You will not have an = sign if your string has a multiple of 3 characters, because Base64 encoding takes each three bytes (a character=1 byte) and represents them as four printable characters in the ASCII standard.
Example:
(a) If you want to encode
ABCDEFG <=> [ABC] [DEF] [G]
Base64 deals with the first block (producing 4 characters) and the second (as they are complete). But for the third, it will add a double == in the output in order to complete the 4 needed characters. Thus, the result will be QUJD REVG Rw== (without spaces).
[ABC] => QUJD
[DEF] => REVG
[G] => Rw==
(b) If you want to encode ABCDEFGH <=> [ABC] [DEF] [GH]
similarly, it will add one = at the end of the output to get 4 characters.
The result will be QUJD REVG R0g= (without spaces).
[ABC] => QUJD
[DEF] => REVG
[GH] => R0g=
It serves as padding.
A more complete answer is that a base64 encoded string doesn't always end with a =, it will only end with one or two = if they are required to pad the string out to the proper length.
From Wikipedia:
The final '==' sequence indicates that the last group contained only one byte, and '=' indicates that it contained two bytes.
Thus, this is some sort of padding.
Its defined in RFC 2045 as a special padding character if fewer than 24 bits are available at the end of the encoded data.
No.
To pad the Base64-encoded string to a multiple of 4 characters in length, so that it can be decoded correctly.
The equals sign (=) is used as padding in certain forms of base64 encoding. The Wikipedia article on base64 has all the details.
It's padding. From http://en.wikipedia.org/wiki/Base64:
In theory, the padding character is not needed for decoding, since the
number of missing bytes can be calculated from the number of Base64
digits. In some implementations, the padding character is mandatory,
while for others it is not used. One case in which padding characters
are required is concatenating multiple Base64 encoded files.
http://www.hcidata.info/base64.htm
Encoding "Mary had" to Base 64
In this example we are using a simple text string ("Mary had") but the principle holds no matter what the data is (e.g. graphics file). To convert each 24 bits of input data to 32 bits of output, Base 64 encoding splits the 24 bits into 4 chunks of 6 bits. The first problem we notice is that "Mary had" is not a multiple of 3 bytes - it is 8 bytes long. Because of this, the last group of bits is only 4 bits long. To remedy this we add two extra bits of '0' and remember this fact by putting a '=' at the end. If the text string to be converted to Base 64 was 7 bytes long, the last group would have had 2 bits. In this case we would have added four extra bits of '0' and remember this fact by putting '==' at the end.

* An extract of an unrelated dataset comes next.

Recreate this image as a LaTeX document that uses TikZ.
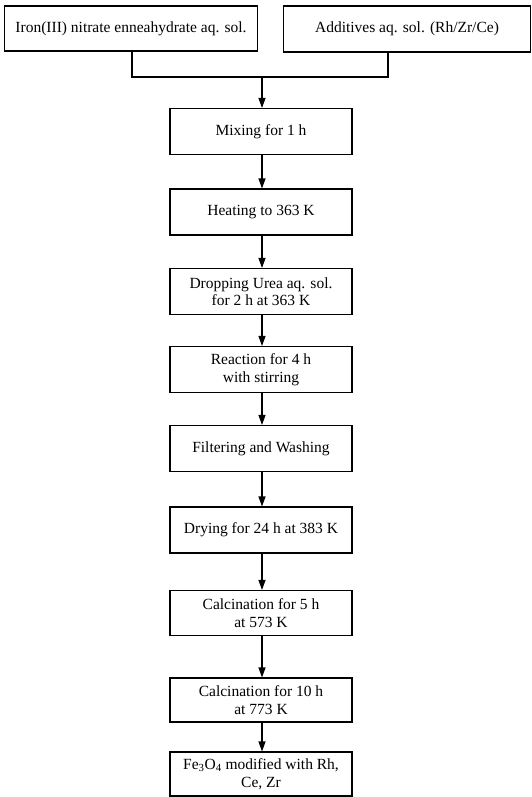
\documentclass[tikz,border=0pt]{standalone}
\usepackage{fontspec}
\setmainfont{Liberation Serif}
\usetikzlibrary{arrows.meta}
\tikzset{
  box/.style={draw, line width=1.1pt, inner sep=0pt, align=center,
    font=\fontsize{15.5}{17.5}\selectfont, minimum width=182pt, minimum height=46pt},
  link/.style={line width=1.1pt},
  arr/.style={line width=1.1pt, -{Triangle[width=7pt,length=10pt]}}
}
\begin{document}
\begin{tikzpicture}[x=1pt,y=-1pt]
\useasboundingbox (0,0) rectangle (532,797);
\node[box, minimum width=253pt, minimum height=45pt] (iron) at (131,28.5) {Iron(III) nitrate enneahydrate aq. sol.};
\node[box, minimum width=247pt, minimum height=46pt] (add) at (407,29) {Additives aq. sol. (Rh/Zr/Ce)};
\coordinate (jl) at (132,77);
\coordinate (jr) at (388,77);
\coordinate (jm) at (262,77);
\node[box] (mix) at (261,131.5) {Mixing for 1 h};
\node[box] (heat) at (261,212) {Heating to 363 K};
\node[box] (drop) at (261,291.5) {Dropping Urea aq. sol.\\for 2 h at 363 K};
\node[box] (reac) at (261,369.5) {Reaction for 4 h\\with stirring};
\node[box] (filt) at (261,448.5) {Filtering and Washing};
\node[box] (dry) at (261,530) {Drying for 24 h at 383 K};
\node[box, minimum height=45pt] (calc5) at (261,613) {Calcination for 5 h\\at 573 K};
\node[box, minimum height=44pt] (calc10) at (261,700) {Calcination for 10 h\\at 773 K};
\node[box, minimum height=44pt] (fe) at (261,774) {Fe\textsubscript{3}O\textsubscript{4} modified with Rh,\\Ce, Zr};
\draw[link] (iron.south -| jl) -- (jl) -- (jr) -- (add.south -| jr);
\draw[arr] (jm) -- (jm |- mix.north);
\draw[arr] (mix.south -| jm) -- (jm |- heat.north);
\draw[arr] (heat.south -| jm) -- (jm |- drop.north);
\draw[arr] (drop.south -| jm) -- (jm |- reac.north);
\draw[arr] (reac.south -| jm) -- (jm |- filt.north);
\draw[arr] (filt.south -| jm) -- (jm |- dry.north);
\draw[arr] (dry.south -| jm) -- (jm |- calc5.north);
\draw[arr] (calc5.south -| jm) -- (jm |- calc10.north);
\draw[arr] (calc10.south -| jm) -- (jm |- fe.north);
\end{tikzpicture}
\end{document}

= is a padding character. If the input stream has length that is not a multiple of 3, the padding character will be added. This is required by decoder: if no padding present, the last byte would have an incorrect number of zero bits.

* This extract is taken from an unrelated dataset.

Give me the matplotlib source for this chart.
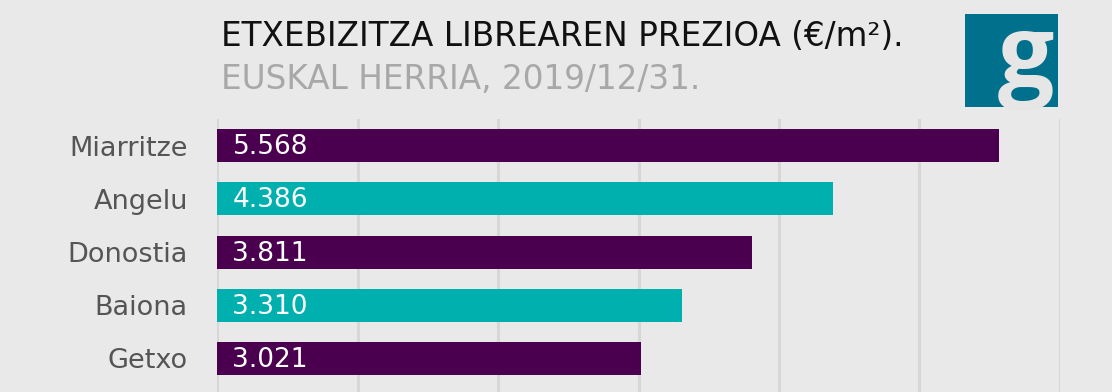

Better and deeper explanation here: https://base64tool.com/detect-whether-provided-string-is-base64-or-not/
The equals or double equals serves as padding. It's a stupid concept defined in RFC2045 and it is actually superfluous. Any decend parser can encode and decode a base64 string without knowing about padding by just counting up the number of characters and filling in the rest if size isn't dividable by 3 or 4 respectively. This actually leads to difficulties every now and then, because some parsers expect padding while others blatantly ignore it. My MPU base64 decoder for example needs padding, but it receives a non-padded base64 string over the network. This leads to erronous parsing and I had to account for it myself.